The ability of stem cells to self-renew depends, among other things, on their ability to divide. However, the typical mechanism that controls cellular proliferation — the G1 checkpoint — is associated with differentiation in stem cells. How can stem cells proliferate without losing multipotency? Reporting in Nature, Patrik Ernfors of the Karolinska Institutet in Sweden and colleagues show that proliferation is controlled in some stem cells during the DNA synthesis phase, or S phase, rather than during the G1 phase.

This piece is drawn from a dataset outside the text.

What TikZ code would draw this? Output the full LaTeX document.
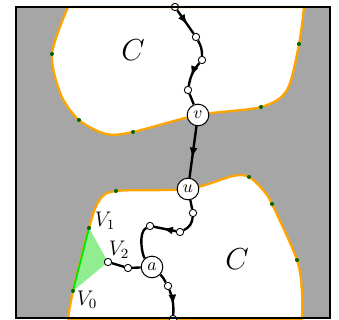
\documentclass[tikz,border=0pt]{standalone}
\usetikzlibrary{arrows.meta,decorations.markings}
\definecolor{RegionGray}{RGB}{166,166,166}
\definecolor{BoundOrange}{RGB}{255,165,0}
\definecolor{DotGreen}{RGB}{0,100,0}
\definecolor{FanGreen}{RGB}{144,238,144}
\definecolor{EdgeGreen}{RGB}{0,230,0}

\begin{document}
\begin{tikzpicture}[x=0.2mm, y=-0.2mm,
  pt/.style={circle, draw, fill=white, inner sep=0pt, minimum size=4.2pt, line width=0.5pt},
  vtx/.style={circle, draw, fill=white, inner sep=0pt, minimum size=12.3pt, line width=0.6pt},
  gdot/.style={circle, fill=DotGreen, inner sep=0pt, minimum size=2.3pt},
  walk/.style={line width=1.35pt},
  arr/.style={walk, postaction={decorate},
    decoration={markings, mark=at position 0.62 with {\arrow{Latex[length=6pt,width=4.5pt]}}}},
  region/.style={fill=white, draw=BoundOrange, line width=1.3pt, line join=round}]
  \useasboundingbox (0,0) rectangle (339,320);
  \fill[RegionGray] (16,7) rectangle (330,318);
  % the two regions C
  \path[region] plot[smooth] coordinates {(68,7) (52,54) (61,95) (79,120) (106,134) (133,132) (198,115) (261,107) (287,90) (299,44) (304,7)} -- cycle;
  \path[region] plot[smooth] coordinates {(68,319) (73,291) (89,228) (99,201) (116,191) (188,189) (233,176) (249,177) (263,190) (272,204) (297,260) (302,293) (302,319)} -- cycle;
  \node (C1) at (133,50) {\LARGE $C$};
  \node (C2) at (237,259) {\LARGE $C$};
  % green fan
  \coordinate (V0) at (73,291);
  \coordinate (V1) at (89,228);
  \fill[FanGreen] (V0) -- (V1) -- (108,262) -- cycle;
  \draw[EdgeGreen, line width=1pt] (V0) -- (V1);
  \foreach \p in {(52,54),(79,120),(133,132),(261,107),(299,44),
                  (116,191),(249,177),(272,204),(297,260),(89,228),(73,291)}
    \node[gdot] at \p {};
  \node (lV0) at (87,300) {\large $V_0$};
  \node (lV1) at (105,221) {\large $V_1$};
  \node (lV2) at (119,250) {\large $V_2$};
  % the walk
  \node[pt] (p0) at (175,7) {};
  \node[pt] (p1) at (196,37) {};
  \node[pt] (p2) at (202,60) {};
  \node[pt] (p3) at (188,90) {};
  \node[vtx] (v) at (198,115) {$v$};
  \node[vtx] (u) at (188,189) {$u$};
  \node[pt] (q1) at (193,213) {};
  \node[pt] (q2) at (180,232) {};
  \node[pt] (q3) at (150,226) {};
  \node[vtx] (a) at (152,267) {$a$};
  \node[pt] (r1) at (128,268) {};
  \node[pt] (V2) at (108,262) {};
  \node[pt] (r2) at (168,286) {};
  \node[pt] (p9) at (173,319) {};
  \draw[arr] (p0) -- (p1);
  \draw[walk] (p1) to[bend left=15] (p2);
  \draw[arr] (p2) to[bend right=15] (p3);
  \draw[walk] (p3) -- (v);
  \draw[arr] (v) -- (u);
  \draw[walk] (u) -- (q1);
  \draw[walk] (q1) to[bend left=30] (q2);
  \draw[arr] (q2) -- (q3);
  \draw[walk] (q3) .. controls (138,232) and (142,255) .. (a);
  \draw[walk] (a) -- (r1) -- (V2);
  \draw[walk] (a) to[bend left=8] (r2);
  \draw[arr] (r2) to[bend left=12] (p9);
  \draw[line width=1.6pt] (16,7) rectangle (330,318);
\end{tikzpicture}
\end{document}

The authors initially observed that embryonic stem (ES) cells possess functional γ-aminobutyric acid A receptors (GABAARs), Treating these cells with the GABAAR-specific agonist muscimol reduced the number of stem cells in culture by causing the accumulation of cells in S phase (and thereby preventing cells from undergoing cell division). While fewer in number, treated cells could differentiate normally.

Further analysis revealed that this GABAAR signalling affects proliferation only if histone H2AX, a component of the S/G2 DNA-damage checkpoint, can be phosphorylated by PIKK kinases. Intriguingly, and unlike other cases that involve this checkpoint, GABAAR-mediated H2AX phosphorylation does not require DNA damage.

The authors also showed that knocking out a crucial GABAAR subunit makes blastocyst-stage mouse embryos develop more rapidly. That is, decreased GABAAR signalling results in faster ES cell proliferation.

These results provide the first mechanism by which stem cells can control proliferation independently from multipotency. The authors not only demonstrate that this mechanism controls division in cultured and mouse blastocyst ES cells, they also show that it functions in neural crest stem cells. Thus, GABAAR signalling may represent a homeostatic control for stem cell numbers, such that fewer stem cells are produced at high levels of signalling. If this is the case, this pathway could be used to regulate the number of stem cells in adult stem cell niches, with potential applications for neurological diseases and cancer. Further work, however, is needed to determine whether this pathway is conserved in other types of stem cells.